Various Approaches to Prevent PTA-SCC
Upon opening the process unit (e.g., hydrocracker reactor and associated piping) after a shutdown, the primary objective for preventing PTA-SCC for units operating in the sensitization temperature region is to prevent liquid water or O2 from the air to react with surface sulfide scale. One approach is to use an inert gas such as dry nitrogen that is free of O2 during entry. Given the required personal protective equipment (PPE), this can be quite cumbersome for workers.
Another approach is to use dry (dehumidified) air; however, entry by workers can ingress outside humid air and sweat from workers can negate this tactic.
One of the most common techniques is to use a sodium carbonate or soda ash solution to neutralize the acids formed on the metal surface and to leave a thin alkaline film that will prevent additional PTA formation as described in NACE Standard RP0170. Water used for the wash solution should have minimal amounts of chlorides or there is the potential of having chloride stress corrosion cracking (Cl-SCC). Adding an alkaline surfactant may promote penetration of coke and oil films. (Related reading: Chloride Stress Corrosion Cracking of Austenitic Stainless Steel.) For prolonged shutdowns reapplication of the wash solution may be necessary.

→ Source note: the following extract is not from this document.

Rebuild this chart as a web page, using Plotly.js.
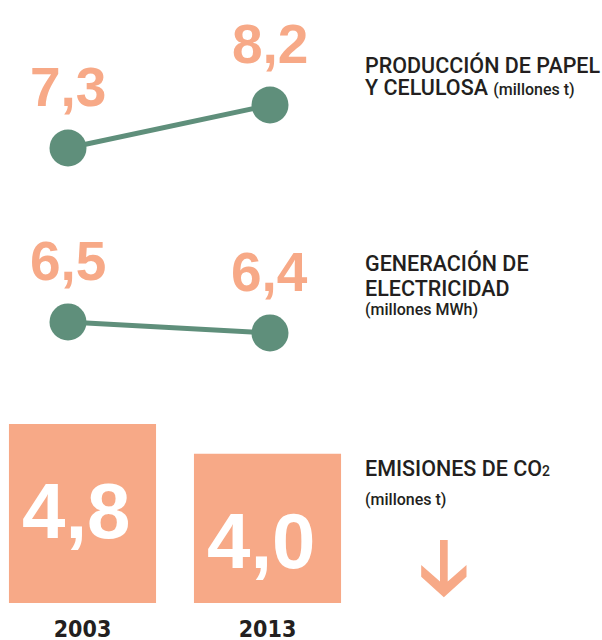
<!DOCTYPE html>
<html>
<head>
<meta charset="utf-8">
<script src="https://cdn.plot.ly/plotly-3.0.1.min.js"></script>
<style>
  html, body { margin: 0; padding: 0; background: #fff; }
  #chart { width: 602px; height: 640px; }
</style>
</head>
<body>
<div id="chart"></div>
<script>
// data
const years = ['2003', '2013'];
const produccion = [7.3, 8.2];   // millones t
const generacion = [6.5, 6.4];   // millones MWh
const emisiones = [4.8, 4.0];    // millones t CO2

const ORANGE = '#f7a987';
const GREEN = '#5f8f7b';
const DARK = '#231f20';
const NUM_FONT = 'Liberation Sans, Arial, sans-serif';
const TXT_FONT = 'Roboto, Liberation Sans, sans-serif';
const YEAR_FONT = 'DejaVu Sans Condensed, DejaVu Sans, sans-serif';

// plot area is 602 x 603 px (bottom margin holds the year labels)
const W = 602, H = 603;
const px = p => p / W;
const py = p => 1 - p / H;

const fmt = v => v.toFixed(1).replace('.', ',');

const lineTrace = (y, yaxis) => ({
    x: years,
    y: y,
    xaxis: 'x',
    yaxis: yaxis,
    type: 'scatter',
    mode: 'lines+markers',
    line: { color: GREEN, width: 5 },
    marker: { color: GREEN, size: 37 },
    cliponaxis: false,
    hoverinfo: 'skip'
});

const data = [
    lineTrace(produccion, 'y'),
    lineTrace(generacion, 'y2'),
    {
        x: years,
        y: emisiones,
        xaxis: 'x2',
        yaxis: 'y3',
        type: 'bar',
        width: 0.795,
        marker: { color: ORANGE },
        hoverinfo: 'skip'
    }
];

const annotations = [];

// value labels over the line points (category axes take the index)
[[produccion, 'y'], [generacion, 'y2']].forEach(([vals, yref]) => {
    vals.forEach((v, i) => {
        annotations.push({
            xref: 'x', yref: yref, x: i, y: v,
            text: '<b>' + fmt(v) + '</b>',
            showarrow: false, yanchor: 'bottom', yshift: 28,
            font: { family: NUM_FONT, size: 55, color: ORANGE }
        });
    });
});

// white numbers inside the squares
emisiones.forEach((v, i) => {
    annotations.push({
        xref: 'x2', yref: 'y3', x: i, y: v,
        text: '<b>' + fmt(v) + '</b>',
        showarrow: false, yanchor: 'top', yshift: -41, xshift: -7,
        font: { family: NUM_FONT, size: 78, color: '#ffffff' }
    });
});

// captions on the right
const small = t => '<span style="font-size:16px">' + t + '</span>';
const captions = [
    ['PRODUCCIÓN DE PAPEL', 64.5],
    ['Y CELULOSA ' + small('(millones t)'), 87.5],
    ['GENERACIÓN DE', 263],
    ['ELECTRICIDAD', 288],
    [small('(millones MWh)'), 309],
    ['EMISIONES DE CO<span style="font-size:14px">2</span>', 468],
    [small('(millones t)'), 499]
];
captions.forEach(([t, y]) => {
    annotations.push({
        xref: 'paper', yref: 'paper', x: px(363), y: py(y),
        xanchor: 'left', yanchor: 'middle',
        text: t, showarrow: false,
        font: { family: TXT_FONT, size: 21.5, color: DARK, weight: 500 }
    });
});

// down arrow (decoration)
const cx = 443.85;
const arrowPts = [
    [440, 540], [447.7, 540], [447.7, 581.4], [466.5, 565], [466.5, 576.7],
    [cx, 597.3], [421.2, 576.7], [421.2, 565], [440, 581.4]
];
const arrowPath = 'M' + arrowPts.map(([x, y]) => px(x) + ',' + py(y)).join(' L') + ' Z';

const hidden = { visible: false, fixedrange: true };

const layout = {
    width: 602,
    height: 640,
    margin: { l: 0, r: 0, t: 0, b: 37 },
    paper_bgcolor: '#ffffff',
    plot_bgcolor: '#ffffff',
    showlegend: false,
    xaxis: Object.assign({ type: 'category', range: [-0.3366, 2.6436], anchor: 'y' }, hidden),
    xaxis2: {
        type: 'category',
        range: [-0.4459, 2.808],
        anchor: 'y3',
        overlaying: 'x',
        showgrid: false, zeroline: false, showline: false,
        ticks: 'outside', ticklen: 5, tickcolor: 'rgba(0,0,0,0)',
        tickfont: { family: YEAR_FONT, size: 23, color: DARK, weight: 'bold' },
        fixedrange: true
    },
    yaxis: Object.assign({ range: [-2.223, 10.398] }, hidden),
    yaxis2: Object.assign({ range: [3.945, 9.427], overlaying: 'y' }, hidden),
    yaxis3: Object.assign({ range: [0, 16.17], overlaying: 'y' }, hidden),
    annotations: annotations,
    shapes: [{
        type: 'path', xref: 'paper', yref: 'paper',
        path: arrowPath,
        fillcolor: ORANGE, line: { width: 0 }
    }]
};

Plotly.newPlot('chart', data, layout, { displayModeBar: false, staticPlot: true });
</script>
</body>
</html>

A stabilized heat treatment for Types 321 and 347 alloys is designed to minimize the potential of PTA-SCC and can be performed after all welding operations. The stabilizing heat treatment is intended to diffuse the C back into the grains and reform the Ti or Nb carbides, which has the unintended consequence of strengthening the grains. For thick-walled structures (>2.5 cm) it is not recommended because of the potential of stress relaxation cracking.
Changing from a stabilized grade of stainless steel to a Ni-Fe-Cr alloy such as Alloy 825 or 800 will not prevent PTA-SCC because these alloys can also sensitize. A proprietary Type 347LN has been reported to not sensitize and thus is not susceptible to PTA-SCC but still have creep strength comparable to Type 347H.
Fractography of PTA-SCC Failures
Identification of the failure mode as being PTA-SCC requires optical metallographic analysis of a polished cross-section. The crack propagation is by a branched intergranular (along grain boundaries) mode. It is not unusual to have grains fall out during the sample preparation.
Figure 2. Micrograph of polythionic acid stress corrosion cracking of austenitic stainless steel.
A general etchant should be initially used to examine the microstructure. At higher magnification the grain boundaries should be examined for carbide formation.
To confirm that the metal has been sensitized, ASTM A262, Practice A oxalic acid etching should be performed and examined as to whether the grains are completely surrounded by ditching, which is indicative of a sensitized microstructure.
Scanning electron microscopic analysis of the fracture surface is useful to confirm the presence of sulfide scale. Depending on the thickness and adherence of the sulfide scale on the fracture surface, cleaning may not be successful in confirming the “rock candy” intergranular fracture surface because the sulfide scale formation may have destroyed the fracture's features.